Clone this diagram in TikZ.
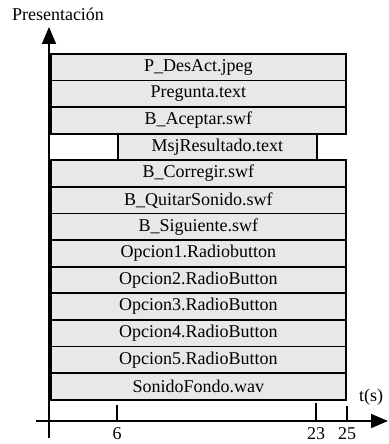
\documentclass[tikz,border=0pt]{standalone}
\usepackage{fontspec}
\setmainfont{Liberation Serif}
\usetikzlibrary{arrows.meta}

\tikzset{
  medio/.style={draw=black, line width=1.8pt, fill=black!9, anchor=north west,
    minimum height=26.6pt, inner sep=0pt, font=\fontsize{18}{20}\selectfont},
  eje/.style={line width=1.7pt, -{Triangle[length=17pt,width=14pt]}},
  marca/.style={line width=1.5pt},
  etiq/.style={font=\fontsize{18}{20}\selectfont, inner sep=0pt}
}

\begin{document}
\begin{tikzpicture}[x=1pt,y=1pt]
\useasboundingbox (0,0) rectangle (388,444);
% media objects:
\node[medio, minimum width=295pt] (desact) at (50,391) {P\_DesAct.jpeg};
\node[medio, minimum width=295pt] (pregunta) at (50,364.4) {Pregunta.text};
\node[medio, minimum width=295pt] (aceptar) at (50,337.8) {B\_Aceptar.swf};
\node[medio, minimum width=199pt] (msj) at (117,311.2) {MsjResultado.text};
\node[medio, minimum width=295pt] (corregir) at (50,284.6) {B\_Corregir.swf};
\node[medio, minimum width=295pt] (quitar) at (50,258) {B\_QuitarSonido.swf};
\node[medio, minimum width=295pt] (siguiente) at (50,231.4) {B\_Siguiente.swf};
\node[medio, minimum width=295pt] (op1) at (50,204.8) {Opcion1.Radiobutton};
\node[medio, minimum width=295pt] (op2) at (50,178.2) {Opcion2.RadioButton};
\node[medio, minimum width=295pt] (op3) at (50,151.6) {Opcion3.RadioButton};
\node[medio, minimum width=295pt] (op4) at (50,125) {Opcion4.RadioButton};
\node[medio, minimum width=295pt] (op5) at (50,98.4) {Opcion5.RadioButton};
\node[medio, minimum width=295pt] (fondo) at (50,71.8) {SonidoFondo.wav};
% axes:
\coordinate (v0) at (49,6);
\coordinate (v1) at (49,417);
\coordinate (h0) at (36,23);
\coordinate (h1) at (388,23);
\draw[eje] (v0) -- (v1);
\draw[eje] (h0) -- (h1);
\node[etiq] (pres) at (58,430) {Presentación};
\node[etiq] (ts) at (371,47) {t(s)};
% time marks:
\coordinate (t6) at (117,23);
\coordinate (t23) at (316,23);
\coordinate (t25) at (347,23);
\draw[marca] (t6) -- ++(0,16);
\draw[marca] (t23) -- ++(0,18);
\draw[marca] (t25) -- ++(0,15);
\node[etiq] (l6) at (117,10) {6};
\node[etiq] (l23) at (316,10) {23};
\node[etiq] (l25) at (347,10) {25};
\end{tikzpicture}
\end{document}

===============

Print the full listing exactly, dropping the pictures.

* [Written response]:
Clone this diagram in TikZ.
\documentclass[tikz,border=0pt]{standalone}
\usepackage{fontspec}
\setmainfont{Liberation Serif}
\usetikzlibrary{arrows.meta}

\tikzset{
  medio/.style={draw=black, line width=1.8pt, fill=black!9, anchor=north west,
    minimum height=26.6pt, inner sep=0pt, font=\fontsize{18}{20}\selectfont},
  eje/.style={line width=1.7pt, -{Triangle[length=17pt,width=14pt]}},
  marca/.style={line width=1.5pt},
  etiq/.style={font=\fontsize{18}{20}\selectfont, inner sep=0pt}
}

\begin{document}
\begin{tikzpicture}[x=1pt,y=1pt]
\useasboundingbox (0,0) rectangle (388,444);
% media objects:
\node[medio, minimum width=295pt] (desact) at (50,391) {P\_DesAct.jpeg};
\node[medio, minimum width=295pt] (pregunta) at (50,364.4) {Pregunta.text};
\node[medio, minimum width=295pt] (aceptar) at (50,337.8) {B\_Aceptar.swf};
\node[medio, minimum width=199pt] (msj) at (117,311.2) {MsjResultado.text};
\node[medio, minimum width=295pt] (corregir) at (50,284.6) {B\_Corregir.swf};
\node[medio, minimum width=295pt] (quitar) at (50,258) {B\_QuitarSonido.swf};
\node[medio, minimum width=295pt] (siguiente) at (50,231.4) {B\_Siguiente.swf};
\node[medio, minimum width=295pt] (op1) at (50,204.8) {Opcion1.Radiobutton};
\node[medio, minimum width=295pt] (op2) at (50,178.2) {Opcion2.RadioButton};
\node[medio, minimum width=295pt] (op3) at (50,151.6) {Opcion3.RadioButton};
\node[medio, minimum width=295pt] (op4) at (50,125) {Opcion4.RadioButton};
\node[medio, minimum width=295pt] (op5) at (50,98.4) {Opcion5.RadioButton};
\node[medio, minimum width=295pt] (fondo) at (50,71.8) {SonidoFondo.wav};
% axes:
\coordinate (v0) at (49,6);
\coordinate (v1) at (49,417);
\coordinate (h0) at (36,23);
\coordinate (h1) at (388,23);
\draw[eje] (v0) -- (v1);
\draw[eje] (h0) -- (h1);
\node[etiq] (pres) at (58,430) {Presentación};
\node[etiq] (ts) at (371,47) {t(s)};
% time marks:
\coordinate (t6) at (117,23);
\coordinate (t23) at (316,23);
\coordinate (t25) at (347,23);
\draw[marca] (t6) -- ++(0,16);
\draw[marca] (t23) -- ++(0,18);
\draw[marca] (t25) -- ++(0,15);
\node[etiq] (l6) at (117,10) {6};
\node[etiq] (l23) at (316,10) {23};
\node[etiq] (l25) at (347,10) {25};
\end{tikzpicture}
\end{document}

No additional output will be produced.